**DO THIS**
Go through the records and show each line where the word "with" occurs.

**INPUT FOR THIS TASK**
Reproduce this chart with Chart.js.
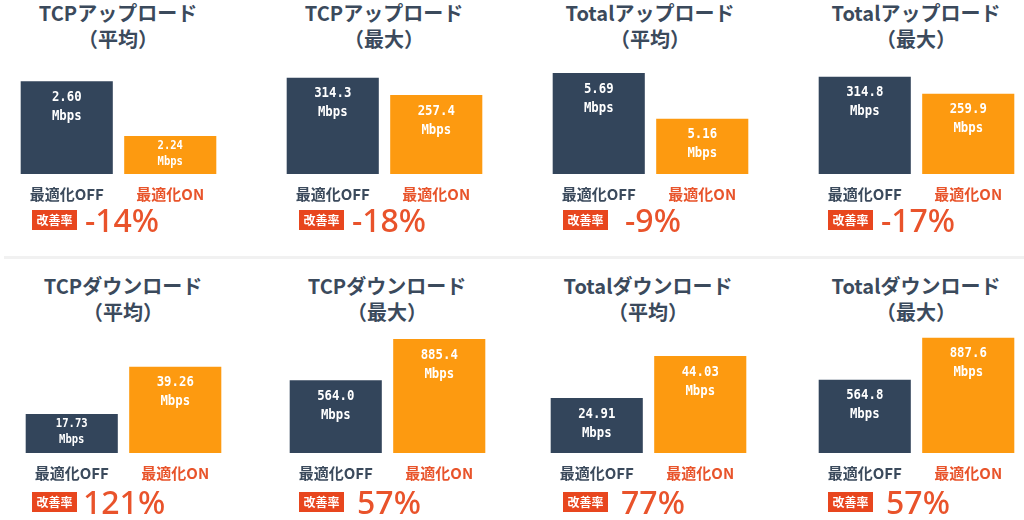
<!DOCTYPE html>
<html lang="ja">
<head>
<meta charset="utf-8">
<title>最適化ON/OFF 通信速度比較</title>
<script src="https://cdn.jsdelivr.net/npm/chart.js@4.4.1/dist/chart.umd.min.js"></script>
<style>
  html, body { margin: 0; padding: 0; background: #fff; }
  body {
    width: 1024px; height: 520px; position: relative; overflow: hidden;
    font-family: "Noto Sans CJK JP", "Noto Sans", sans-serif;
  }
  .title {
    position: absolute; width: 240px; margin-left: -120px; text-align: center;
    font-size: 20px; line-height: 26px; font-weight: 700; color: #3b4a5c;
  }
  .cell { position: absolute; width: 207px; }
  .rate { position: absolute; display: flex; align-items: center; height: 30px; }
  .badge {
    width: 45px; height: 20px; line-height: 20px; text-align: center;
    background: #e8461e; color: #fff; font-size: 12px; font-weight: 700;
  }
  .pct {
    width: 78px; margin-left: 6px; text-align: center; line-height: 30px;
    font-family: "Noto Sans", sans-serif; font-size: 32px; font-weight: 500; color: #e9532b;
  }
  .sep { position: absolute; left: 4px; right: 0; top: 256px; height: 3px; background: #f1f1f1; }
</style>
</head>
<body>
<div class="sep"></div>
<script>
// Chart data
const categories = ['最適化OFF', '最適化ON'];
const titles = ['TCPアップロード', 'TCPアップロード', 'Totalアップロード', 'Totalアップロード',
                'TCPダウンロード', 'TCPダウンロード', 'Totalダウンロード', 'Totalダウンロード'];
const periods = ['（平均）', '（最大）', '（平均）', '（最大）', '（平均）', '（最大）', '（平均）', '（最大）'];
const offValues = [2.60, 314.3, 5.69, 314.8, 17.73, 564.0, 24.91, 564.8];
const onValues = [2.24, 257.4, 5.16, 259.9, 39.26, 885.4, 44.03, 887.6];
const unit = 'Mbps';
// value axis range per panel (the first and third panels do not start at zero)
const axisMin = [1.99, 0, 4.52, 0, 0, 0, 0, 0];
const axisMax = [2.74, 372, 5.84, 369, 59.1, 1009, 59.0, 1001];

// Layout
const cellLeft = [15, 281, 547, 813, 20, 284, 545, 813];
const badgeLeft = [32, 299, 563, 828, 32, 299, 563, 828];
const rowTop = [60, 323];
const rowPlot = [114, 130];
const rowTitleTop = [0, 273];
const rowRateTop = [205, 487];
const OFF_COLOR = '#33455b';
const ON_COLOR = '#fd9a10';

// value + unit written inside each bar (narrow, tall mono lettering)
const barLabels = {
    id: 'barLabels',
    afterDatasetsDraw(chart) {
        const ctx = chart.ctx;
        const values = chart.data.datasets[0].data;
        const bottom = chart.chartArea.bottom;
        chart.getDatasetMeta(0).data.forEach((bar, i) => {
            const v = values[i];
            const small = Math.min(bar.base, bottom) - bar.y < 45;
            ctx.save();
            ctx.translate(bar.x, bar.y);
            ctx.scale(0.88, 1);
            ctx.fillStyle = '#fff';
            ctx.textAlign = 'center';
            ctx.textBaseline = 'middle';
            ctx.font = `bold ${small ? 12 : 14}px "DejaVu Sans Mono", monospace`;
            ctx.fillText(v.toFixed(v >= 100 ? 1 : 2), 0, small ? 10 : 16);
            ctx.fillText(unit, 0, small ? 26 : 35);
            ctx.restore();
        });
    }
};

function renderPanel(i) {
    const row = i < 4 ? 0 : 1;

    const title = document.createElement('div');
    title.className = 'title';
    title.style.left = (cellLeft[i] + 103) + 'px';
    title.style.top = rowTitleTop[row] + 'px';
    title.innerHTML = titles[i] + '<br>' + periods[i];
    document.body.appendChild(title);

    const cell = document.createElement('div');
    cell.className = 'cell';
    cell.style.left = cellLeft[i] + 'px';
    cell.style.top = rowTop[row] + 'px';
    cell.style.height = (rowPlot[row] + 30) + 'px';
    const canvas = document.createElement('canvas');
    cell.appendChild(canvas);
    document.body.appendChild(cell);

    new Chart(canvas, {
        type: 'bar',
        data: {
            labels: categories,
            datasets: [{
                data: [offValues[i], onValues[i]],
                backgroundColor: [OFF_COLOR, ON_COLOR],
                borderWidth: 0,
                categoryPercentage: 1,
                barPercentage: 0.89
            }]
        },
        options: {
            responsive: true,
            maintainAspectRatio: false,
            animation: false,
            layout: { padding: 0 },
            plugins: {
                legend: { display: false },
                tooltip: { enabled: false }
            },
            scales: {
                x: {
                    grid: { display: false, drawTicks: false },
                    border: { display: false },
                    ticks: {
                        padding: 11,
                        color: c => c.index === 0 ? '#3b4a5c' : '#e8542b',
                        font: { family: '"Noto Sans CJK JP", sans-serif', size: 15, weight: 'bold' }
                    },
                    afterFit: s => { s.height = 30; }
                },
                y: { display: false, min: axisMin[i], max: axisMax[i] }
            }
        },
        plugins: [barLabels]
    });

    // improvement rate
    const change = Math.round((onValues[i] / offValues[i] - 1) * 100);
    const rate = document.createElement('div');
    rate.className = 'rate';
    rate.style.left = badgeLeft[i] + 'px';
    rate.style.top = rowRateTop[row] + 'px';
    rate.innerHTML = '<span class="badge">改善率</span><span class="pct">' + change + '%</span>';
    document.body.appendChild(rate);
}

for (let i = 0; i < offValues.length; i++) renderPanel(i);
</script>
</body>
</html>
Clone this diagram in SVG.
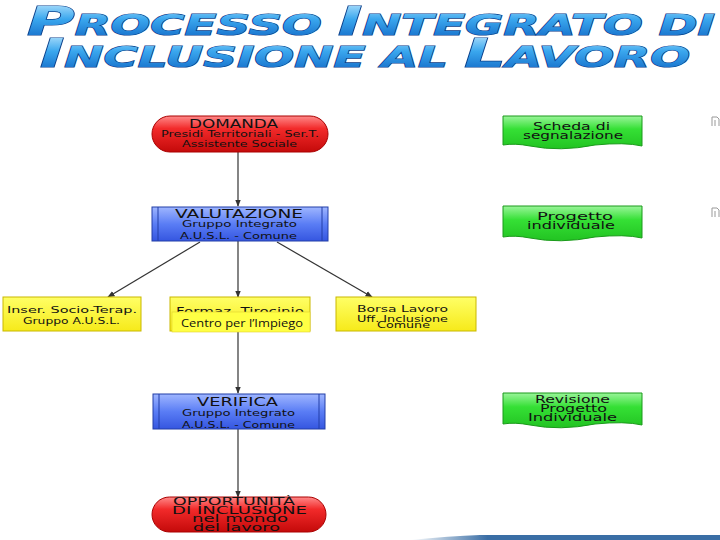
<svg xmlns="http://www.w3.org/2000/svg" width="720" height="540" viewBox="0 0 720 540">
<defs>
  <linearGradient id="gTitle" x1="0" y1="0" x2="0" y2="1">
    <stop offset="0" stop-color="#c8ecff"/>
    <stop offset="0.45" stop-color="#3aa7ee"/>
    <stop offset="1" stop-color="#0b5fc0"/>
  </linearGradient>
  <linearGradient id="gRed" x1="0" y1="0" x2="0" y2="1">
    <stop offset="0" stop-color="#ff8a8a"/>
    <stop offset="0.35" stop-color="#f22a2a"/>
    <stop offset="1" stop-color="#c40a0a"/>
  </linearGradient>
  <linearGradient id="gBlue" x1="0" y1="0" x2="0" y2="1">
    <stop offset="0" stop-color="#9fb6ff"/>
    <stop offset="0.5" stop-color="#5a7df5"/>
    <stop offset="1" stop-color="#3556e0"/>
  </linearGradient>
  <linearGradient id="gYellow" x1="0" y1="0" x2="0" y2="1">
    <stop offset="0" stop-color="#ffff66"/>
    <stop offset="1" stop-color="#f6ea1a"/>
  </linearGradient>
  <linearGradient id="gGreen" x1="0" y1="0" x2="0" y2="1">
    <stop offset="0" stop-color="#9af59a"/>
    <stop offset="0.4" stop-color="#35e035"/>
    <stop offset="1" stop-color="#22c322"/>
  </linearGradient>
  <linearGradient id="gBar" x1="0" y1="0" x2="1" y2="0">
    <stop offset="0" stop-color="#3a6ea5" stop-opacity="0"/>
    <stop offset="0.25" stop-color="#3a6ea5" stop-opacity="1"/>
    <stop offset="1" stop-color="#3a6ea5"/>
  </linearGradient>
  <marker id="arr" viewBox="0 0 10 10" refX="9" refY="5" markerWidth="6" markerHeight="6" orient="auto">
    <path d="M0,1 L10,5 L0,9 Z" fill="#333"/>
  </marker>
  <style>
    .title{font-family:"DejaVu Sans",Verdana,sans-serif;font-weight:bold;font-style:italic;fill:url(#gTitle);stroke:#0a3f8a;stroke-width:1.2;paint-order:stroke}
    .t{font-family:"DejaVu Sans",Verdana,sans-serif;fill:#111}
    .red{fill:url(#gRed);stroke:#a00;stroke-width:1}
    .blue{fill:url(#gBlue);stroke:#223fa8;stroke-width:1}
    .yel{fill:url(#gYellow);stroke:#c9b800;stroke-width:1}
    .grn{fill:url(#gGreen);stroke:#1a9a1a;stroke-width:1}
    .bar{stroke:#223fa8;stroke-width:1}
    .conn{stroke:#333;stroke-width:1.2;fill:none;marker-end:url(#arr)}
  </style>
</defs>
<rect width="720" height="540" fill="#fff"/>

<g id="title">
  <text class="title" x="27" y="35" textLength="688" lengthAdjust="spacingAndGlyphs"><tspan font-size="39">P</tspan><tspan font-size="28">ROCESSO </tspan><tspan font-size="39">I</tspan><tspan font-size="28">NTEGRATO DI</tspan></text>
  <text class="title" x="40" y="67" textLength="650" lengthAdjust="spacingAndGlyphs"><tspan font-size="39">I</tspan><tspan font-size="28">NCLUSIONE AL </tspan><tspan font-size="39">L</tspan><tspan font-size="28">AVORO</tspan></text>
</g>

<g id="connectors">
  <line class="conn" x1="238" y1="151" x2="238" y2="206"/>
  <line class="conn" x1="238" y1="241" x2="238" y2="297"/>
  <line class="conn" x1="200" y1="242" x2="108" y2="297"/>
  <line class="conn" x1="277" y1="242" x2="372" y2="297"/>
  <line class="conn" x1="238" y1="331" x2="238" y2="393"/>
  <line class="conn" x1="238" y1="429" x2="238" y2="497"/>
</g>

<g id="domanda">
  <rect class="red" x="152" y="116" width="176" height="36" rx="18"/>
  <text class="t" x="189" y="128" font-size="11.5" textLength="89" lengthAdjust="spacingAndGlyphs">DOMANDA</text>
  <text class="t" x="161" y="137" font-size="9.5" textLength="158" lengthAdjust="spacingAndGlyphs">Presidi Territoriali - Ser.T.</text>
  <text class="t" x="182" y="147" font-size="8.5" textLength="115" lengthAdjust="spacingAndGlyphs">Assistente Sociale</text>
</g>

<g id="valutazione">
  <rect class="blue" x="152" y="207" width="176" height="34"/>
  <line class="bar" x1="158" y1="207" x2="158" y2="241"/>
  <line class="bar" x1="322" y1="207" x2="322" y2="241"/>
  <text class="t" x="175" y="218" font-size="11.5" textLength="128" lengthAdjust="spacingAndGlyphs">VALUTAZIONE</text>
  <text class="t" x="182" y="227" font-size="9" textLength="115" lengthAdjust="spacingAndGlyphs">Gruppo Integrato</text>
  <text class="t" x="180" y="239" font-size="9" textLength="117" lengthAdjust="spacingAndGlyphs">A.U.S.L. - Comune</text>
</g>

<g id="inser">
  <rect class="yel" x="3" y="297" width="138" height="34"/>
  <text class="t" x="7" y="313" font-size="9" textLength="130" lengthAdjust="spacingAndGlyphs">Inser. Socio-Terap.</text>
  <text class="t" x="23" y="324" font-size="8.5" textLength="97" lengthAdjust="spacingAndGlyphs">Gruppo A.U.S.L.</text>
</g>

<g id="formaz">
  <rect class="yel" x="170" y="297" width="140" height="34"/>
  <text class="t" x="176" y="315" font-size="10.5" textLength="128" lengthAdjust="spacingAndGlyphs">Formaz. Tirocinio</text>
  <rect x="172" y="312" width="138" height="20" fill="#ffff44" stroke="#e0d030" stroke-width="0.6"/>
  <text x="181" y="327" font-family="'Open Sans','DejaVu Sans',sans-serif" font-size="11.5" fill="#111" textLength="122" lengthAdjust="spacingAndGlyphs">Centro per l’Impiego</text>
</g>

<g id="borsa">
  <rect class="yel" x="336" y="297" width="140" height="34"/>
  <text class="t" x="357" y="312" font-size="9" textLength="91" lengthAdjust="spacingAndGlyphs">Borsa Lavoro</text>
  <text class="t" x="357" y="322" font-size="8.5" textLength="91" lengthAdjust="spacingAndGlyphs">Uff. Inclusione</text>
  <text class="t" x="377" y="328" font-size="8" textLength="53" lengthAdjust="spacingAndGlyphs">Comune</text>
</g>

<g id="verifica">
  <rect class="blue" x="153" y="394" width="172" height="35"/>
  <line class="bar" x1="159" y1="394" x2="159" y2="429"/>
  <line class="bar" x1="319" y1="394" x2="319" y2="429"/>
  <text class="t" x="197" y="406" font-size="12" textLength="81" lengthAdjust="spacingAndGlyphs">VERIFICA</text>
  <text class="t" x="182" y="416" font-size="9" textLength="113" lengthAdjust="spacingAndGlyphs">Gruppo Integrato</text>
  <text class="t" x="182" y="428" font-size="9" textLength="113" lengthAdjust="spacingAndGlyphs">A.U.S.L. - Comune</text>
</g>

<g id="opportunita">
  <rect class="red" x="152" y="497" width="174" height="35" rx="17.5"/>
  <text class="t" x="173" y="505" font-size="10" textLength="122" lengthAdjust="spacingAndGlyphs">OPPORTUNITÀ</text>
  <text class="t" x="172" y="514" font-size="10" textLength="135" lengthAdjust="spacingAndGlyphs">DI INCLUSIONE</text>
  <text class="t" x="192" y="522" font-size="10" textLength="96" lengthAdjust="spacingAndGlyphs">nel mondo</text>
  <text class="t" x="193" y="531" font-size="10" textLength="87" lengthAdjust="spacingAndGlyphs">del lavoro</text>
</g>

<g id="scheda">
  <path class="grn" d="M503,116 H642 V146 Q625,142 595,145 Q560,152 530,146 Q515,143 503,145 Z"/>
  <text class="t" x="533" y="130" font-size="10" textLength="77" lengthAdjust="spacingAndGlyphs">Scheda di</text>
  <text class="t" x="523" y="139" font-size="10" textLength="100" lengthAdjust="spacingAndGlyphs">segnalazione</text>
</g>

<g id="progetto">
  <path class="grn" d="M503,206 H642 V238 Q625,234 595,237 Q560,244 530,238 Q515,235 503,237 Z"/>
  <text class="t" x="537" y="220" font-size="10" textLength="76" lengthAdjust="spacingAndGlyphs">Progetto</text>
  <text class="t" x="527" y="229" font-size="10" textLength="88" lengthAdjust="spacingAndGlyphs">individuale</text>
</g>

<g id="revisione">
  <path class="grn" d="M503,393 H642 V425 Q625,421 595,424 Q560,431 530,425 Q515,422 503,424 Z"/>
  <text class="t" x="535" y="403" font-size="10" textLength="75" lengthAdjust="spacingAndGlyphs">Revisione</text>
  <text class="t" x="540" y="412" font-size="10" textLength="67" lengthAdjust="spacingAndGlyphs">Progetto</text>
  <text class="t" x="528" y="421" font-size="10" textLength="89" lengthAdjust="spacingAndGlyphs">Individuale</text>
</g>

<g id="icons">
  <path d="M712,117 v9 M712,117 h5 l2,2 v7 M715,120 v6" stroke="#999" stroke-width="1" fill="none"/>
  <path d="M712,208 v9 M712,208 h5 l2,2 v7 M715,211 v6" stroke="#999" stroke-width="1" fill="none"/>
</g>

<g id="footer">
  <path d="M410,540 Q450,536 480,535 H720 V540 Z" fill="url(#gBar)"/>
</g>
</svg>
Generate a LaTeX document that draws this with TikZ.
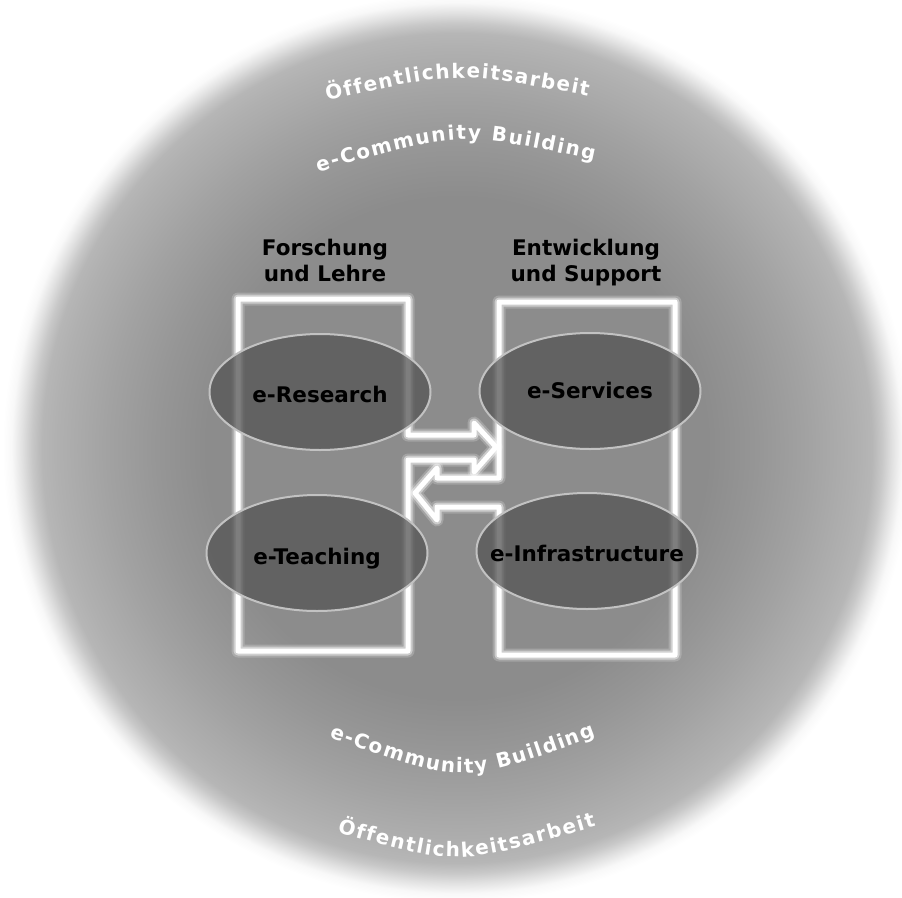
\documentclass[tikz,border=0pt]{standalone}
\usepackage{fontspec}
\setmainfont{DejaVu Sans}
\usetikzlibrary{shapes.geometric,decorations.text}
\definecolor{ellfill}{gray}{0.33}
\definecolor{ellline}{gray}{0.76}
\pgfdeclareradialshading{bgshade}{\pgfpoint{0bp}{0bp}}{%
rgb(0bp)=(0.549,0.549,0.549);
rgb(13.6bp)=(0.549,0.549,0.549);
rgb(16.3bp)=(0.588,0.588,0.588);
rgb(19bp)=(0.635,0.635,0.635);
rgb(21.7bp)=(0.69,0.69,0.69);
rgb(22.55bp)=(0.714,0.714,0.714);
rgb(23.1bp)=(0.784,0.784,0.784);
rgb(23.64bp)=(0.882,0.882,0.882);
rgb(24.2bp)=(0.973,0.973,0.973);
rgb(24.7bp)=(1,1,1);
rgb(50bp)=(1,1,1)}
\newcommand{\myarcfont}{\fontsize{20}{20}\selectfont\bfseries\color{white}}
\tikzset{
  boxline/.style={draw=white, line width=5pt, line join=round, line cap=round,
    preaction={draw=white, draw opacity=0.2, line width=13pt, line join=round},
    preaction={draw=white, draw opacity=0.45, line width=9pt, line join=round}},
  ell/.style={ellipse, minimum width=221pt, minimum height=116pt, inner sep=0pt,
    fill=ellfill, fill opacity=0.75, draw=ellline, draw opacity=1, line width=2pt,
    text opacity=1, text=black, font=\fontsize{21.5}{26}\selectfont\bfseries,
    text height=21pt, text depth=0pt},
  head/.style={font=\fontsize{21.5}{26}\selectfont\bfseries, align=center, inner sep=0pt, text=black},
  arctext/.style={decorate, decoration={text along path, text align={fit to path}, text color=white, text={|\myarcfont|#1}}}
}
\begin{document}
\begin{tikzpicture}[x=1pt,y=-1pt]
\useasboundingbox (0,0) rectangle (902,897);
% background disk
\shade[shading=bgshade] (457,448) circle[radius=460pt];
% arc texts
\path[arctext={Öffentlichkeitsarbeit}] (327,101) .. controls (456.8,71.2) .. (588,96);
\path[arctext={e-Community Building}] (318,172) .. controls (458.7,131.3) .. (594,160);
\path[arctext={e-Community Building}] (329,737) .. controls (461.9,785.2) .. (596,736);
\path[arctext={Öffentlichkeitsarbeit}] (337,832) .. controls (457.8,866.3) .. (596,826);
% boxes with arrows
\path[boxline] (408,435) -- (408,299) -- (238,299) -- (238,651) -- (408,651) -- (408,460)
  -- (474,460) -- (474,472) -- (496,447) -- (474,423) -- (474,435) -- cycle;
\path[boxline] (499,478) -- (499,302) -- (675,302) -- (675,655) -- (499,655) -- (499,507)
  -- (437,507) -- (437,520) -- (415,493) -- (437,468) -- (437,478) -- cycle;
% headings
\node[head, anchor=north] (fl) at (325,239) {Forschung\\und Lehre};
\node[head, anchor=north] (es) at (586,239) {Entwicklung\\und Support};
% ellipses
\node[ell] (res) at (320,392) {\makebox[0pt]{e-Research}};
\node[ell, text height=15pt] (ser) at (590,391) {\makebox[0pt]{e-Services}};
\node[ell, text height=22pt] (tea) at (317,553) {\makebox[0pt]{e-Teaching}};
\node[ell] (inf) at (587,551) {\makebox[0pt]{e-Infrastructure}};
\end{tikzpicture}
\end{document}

**EXERCISE SOLUTION**
Reproduce this chart with Chart.js.
Generate a LaTeX document that draws this with TikZ.
% boxes with arrows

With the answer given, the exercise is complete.